Mas, ao mesmo tempo, passou a tratar como tabu uma questão ainda mais importante e decisiva, verdadeiramente incontornável, que é a do sentido da morte. Torna-se hoje desconfortável falar desse tema em público, como se fosse apenas do domínio da intimidade.

Hoje em dia já não é, pelo menos entre nós, tão frequente a morte precoce, devida a guerras e epidemias. Mas com a morte, a nossa e a dos que nos são próximos, todos seremos confrontados, mais tarde ou mais cedo. Esquecer isso, viver como se a realidade não fosse essa, pode ser a pior das ilusões e a pior das alienações.

A morte poderá deitar por terra todos os sonhos e esforços de construção de uma vida e de um mundo melhores e poderá tornar vãs todas as alegrias terrenas. Seria, por isso, um absurdo se a vida, com todas as suas aspirações de felicidade e toda a sua beleza, acabasse em nada. Ou em simples recordações, que se esvanecem rapidamente.
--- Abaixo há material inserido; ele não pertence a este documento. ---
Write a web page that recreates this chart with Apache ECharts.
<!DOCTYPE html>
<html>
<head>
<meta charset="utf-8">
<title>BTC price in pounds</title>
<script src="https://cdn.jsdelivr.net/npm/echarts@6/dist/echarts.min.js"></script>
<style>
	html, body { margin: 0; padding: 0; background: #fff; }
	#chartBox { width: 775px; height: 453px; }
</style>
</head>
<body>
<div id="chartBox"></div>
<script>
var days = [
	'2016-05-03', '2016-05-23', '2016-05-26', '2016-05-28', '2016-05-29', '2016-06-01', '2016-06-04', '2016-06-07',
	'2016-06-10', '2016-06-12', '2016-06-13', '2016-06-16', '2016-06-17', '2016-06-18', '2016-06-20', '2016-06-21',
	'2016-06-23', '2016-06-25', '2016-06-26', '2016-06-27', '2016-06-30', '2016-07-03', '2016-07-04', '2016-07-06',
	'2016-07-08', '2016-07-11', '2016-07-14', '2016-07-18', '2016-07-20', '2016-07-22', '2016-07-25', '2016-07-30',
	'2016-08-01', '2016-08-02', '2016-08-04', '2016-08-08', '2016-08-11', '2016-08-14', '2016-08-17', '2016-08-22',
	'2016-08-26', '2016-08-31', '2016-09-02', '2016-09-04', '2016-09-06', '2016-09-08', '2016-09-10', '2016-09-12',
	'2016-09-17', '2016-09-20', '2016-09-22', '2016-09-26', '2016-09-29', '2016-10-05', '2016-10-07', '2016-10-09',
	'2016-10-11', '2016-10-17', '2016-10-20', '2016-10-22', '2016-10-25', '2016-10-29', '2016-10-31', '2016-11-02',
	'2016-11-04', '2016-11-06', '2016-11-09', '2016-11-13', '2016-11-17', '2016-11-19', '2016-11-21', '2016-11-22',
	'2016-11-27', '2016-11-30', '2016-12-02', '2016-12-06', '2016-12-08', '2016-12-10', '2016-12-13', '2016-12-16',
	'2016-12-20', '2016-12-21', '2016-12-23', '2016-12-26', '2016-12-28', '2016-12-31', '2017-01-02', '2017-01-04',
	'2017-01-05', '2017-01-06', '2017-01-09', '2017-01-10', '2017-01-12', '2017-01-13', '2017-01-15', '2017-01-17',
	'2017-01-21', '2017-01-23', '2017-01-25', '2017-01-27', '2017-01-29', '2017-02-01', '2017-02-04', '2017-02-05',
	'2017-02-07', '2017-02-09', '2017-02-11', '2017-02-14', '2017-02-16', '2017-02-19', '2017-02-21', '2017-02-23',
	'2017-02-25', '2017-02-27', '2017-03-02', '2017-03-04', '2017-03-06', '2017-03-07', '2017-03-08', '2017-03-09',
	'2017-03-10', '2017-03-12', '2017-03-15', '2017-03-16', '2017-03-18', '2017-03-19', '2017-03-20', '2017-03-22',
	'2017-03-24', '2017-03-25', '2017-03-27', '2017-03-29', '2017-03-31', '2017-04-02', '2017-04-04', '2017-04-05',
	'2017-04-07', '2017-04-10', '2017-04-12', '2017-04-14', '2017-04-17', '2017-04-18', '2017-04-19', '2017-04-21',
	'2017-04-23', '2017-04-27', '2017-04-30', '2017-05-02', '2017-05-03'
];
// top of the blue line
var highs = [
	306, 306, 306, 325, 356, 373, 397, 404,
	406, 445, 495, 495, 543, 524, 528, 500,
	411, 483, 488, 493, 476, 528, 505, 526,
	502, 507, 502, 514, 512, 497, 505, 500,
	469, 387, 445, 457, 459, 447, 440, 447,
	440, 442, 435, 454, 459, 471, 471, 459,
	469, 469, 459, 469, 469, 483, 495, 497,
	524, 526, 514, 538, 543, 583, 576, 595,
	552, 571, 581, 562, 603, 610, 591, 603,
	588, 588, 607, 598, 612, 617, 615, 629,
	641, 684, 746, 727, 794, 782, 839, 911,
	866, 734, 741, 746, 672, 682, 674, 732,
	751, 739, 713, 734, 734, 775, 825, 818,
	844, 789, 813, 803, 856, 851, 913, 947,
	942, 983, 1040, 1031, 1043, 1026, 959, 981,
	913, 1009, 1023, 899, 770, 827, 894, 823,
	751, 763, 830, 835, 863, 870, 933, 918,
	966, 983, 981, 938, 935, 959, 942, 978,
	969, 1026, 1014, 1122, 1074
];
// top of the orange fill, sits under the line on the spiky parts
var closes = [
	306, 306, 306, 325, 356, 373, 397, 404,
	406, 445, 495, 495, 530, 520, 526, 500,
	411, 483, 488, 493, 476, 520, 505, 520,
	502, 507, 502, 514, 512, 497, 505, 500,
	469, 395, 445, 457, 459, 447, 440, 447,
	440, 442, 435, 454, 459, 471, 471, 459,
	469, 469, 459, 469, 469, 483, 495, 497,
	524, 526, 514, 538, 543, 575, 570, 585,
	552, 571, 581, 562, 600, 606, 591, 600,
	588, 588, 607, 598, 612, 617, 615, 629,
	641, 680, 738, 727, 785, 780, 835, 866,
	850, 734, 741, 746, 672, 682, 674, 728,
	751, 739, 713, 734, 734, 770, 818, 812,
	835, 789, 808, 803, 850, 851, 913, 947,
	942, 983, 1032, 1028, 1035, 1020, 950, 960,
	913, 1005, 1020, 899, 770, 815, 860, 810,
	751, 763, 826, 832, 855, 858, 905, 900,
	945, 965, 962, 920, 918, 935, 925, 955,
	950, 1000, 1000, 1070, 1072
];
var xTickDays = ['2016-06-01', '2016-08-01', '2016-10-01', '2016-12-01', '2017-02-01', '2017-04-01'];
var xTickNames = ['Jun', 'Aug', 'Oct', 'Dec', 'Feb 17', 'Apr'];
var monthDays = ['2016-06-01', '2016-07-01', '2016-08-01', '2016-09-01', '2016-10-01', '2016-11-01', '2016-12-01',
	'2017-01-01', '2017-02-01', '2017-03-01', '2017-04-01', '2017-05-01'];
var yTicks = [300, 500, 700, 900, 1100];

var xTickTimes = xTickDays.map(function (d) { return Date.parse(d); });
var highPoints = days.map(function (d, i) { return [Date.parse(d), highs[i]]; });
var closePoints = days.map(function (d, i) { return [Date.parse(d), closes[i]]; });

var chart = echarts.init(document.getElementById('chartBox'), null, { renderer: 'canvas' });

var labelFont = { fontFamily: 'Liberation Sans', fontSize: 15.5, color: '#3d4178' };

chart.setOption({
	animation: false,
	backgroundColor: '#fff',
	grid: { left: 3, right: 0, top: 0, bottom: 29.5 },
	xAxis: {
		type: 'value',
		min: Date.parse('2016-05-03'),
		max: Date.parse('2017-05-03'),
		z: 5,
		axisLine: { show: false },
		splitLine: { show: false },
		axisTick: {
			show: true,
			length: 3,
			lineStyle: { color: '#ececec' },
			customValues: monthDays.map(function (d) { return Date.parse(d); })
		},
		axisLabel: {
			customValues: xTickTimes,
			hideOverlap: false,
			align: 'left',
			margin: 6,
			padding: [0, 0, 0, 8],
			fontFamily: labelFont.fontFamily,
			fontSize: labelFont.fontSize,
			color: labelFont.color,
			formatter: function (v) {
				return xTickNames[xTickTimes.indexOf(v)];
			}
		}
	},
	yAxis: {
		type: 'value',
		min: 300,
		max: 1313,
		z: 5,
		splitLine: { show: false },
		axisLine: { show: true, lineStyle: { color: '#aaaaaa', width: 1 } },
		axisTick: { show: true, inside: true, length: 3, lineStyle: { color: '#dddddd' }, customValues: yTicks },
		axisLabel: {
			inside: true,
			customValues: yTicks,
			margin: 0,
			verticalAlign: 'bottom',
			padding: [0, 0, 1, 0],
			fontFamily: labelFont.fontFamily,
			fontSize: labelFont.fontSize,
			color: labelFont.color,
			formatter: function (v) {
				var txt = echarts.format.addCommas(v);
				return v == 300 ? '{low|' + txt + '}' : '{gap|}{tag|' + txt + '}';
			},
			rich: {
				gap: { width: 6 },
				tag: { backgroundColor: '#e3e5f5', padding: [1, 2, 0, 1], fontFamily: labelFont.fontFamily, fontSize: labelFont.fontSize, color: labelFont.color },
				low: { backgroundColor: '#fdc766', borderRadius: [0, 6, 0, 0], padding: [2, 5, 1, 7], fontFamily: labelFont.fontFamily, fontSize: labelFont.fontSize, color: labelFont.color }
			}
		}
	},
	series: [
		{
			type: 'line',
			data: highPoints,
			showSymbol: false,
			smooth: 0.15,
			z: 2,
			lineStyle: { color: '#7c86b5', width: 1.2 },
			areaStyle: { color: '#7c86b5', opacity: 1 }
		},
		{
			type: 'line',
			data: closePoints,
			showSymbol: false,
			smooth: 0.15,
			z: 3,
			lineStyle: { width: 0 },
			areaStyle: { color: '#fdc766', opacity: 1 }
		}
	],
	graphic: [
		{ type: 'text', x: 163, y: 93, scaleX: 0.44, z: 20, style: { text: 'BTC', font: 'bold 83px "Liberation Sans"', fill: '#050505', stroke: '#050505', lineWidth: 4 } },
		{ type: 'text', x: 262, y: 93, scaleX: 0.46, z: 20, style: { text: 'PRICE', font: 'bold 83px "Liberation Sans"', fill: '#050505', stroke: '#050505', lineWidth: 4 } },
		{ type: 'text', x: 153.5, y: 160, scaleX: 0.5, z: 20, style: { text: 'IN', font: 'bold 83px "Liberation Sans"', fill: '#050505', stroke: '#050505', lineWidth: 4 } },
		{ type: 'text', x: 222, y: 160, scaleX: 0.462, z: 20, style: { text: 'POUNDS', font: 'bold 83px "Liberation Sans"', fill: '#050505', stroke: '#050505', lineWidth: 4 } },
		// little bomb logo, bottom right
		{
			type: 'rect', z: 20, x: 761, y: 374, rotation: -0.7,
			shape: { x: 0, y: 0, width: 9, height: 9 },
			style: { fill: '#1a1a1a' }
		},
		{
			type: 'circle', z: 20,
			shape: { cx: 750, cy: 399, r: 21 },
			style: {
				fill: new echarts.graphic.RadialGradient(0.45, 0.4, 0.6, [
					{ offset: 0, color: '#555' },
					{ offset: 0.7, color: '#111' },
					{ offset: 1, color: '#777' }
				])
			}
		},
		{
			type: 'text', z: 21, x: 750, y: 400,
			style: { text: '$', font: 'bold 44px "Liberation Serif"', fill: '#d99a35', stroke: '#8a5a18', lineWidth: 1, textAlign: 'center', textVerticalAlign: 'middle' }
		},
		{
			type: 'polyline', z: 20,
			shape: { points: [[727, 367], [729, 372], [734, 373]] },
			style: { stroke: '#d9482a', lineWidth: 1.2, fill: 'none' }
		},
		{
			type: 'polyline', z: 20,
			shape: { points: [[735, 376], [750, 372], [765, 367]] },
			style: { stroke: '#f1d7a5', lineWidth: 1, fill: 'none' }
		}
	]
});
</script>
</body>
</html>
E se assim fosse, de pouco serviriam as habituais palavras de consolo e solidariedade dirigidas aos amigos enlutados.

Os cristãos, a partir da fé na Ressurreição de Jesus, acreditam que cada um de nós também é chamado a ressuscitar com Ele. A morte é, então, uma passagem para a vida em plenitude, cujo prelúdio podemos já experimentar nesta Terra, quando nos amamos e assim nos aproximamos de Deus que é Amor. Encarada nesta perspetiva, a morte deixa de ser um absurdo. E também podem encontrar sentido os sofrimentos dos inocentes, as doenças imprevistas, as injustiças a que não conseguimos pôr remédio. Todas estas realidades se relativizam perante o horizonte da vida eterna.

Não se trata de um consolo ilusório. É também uma responsabilidade. Deus quer que todos se salvem, quer partilhar a sua Vida de plenitude com todos, sem exceção. Mas respeita-nos como seres livres e responsáveis. Por isso, seremos julgados, com justiça e misericórdia, de acordo com o modo como vivemos o amor a Deus e ao próximo. E isso não pode deixar de nos impelir a construir um mundo melhor, mesmo que dele não venhamos a beneficiar pessoalmente. Dizia Chiara Lubich que, no Paraíso, haveremos de habitar aquela casa que construímos nesta Terra.

É a esta luz que deveríamos celebrar os Santos e os Fiéis Defuntos, os que já gozam da vida na sua plenitude junto de Deus e os que, para essa meta, caminham também com a ajuda da nossa oração. Não se trata, pois, apenas de avivar recordações. Nem de ocasiões para cultivar a saudade e a tristeza. Mas antes para dar um testemunho de alegria e esperança que brota da fé na Ressurreição.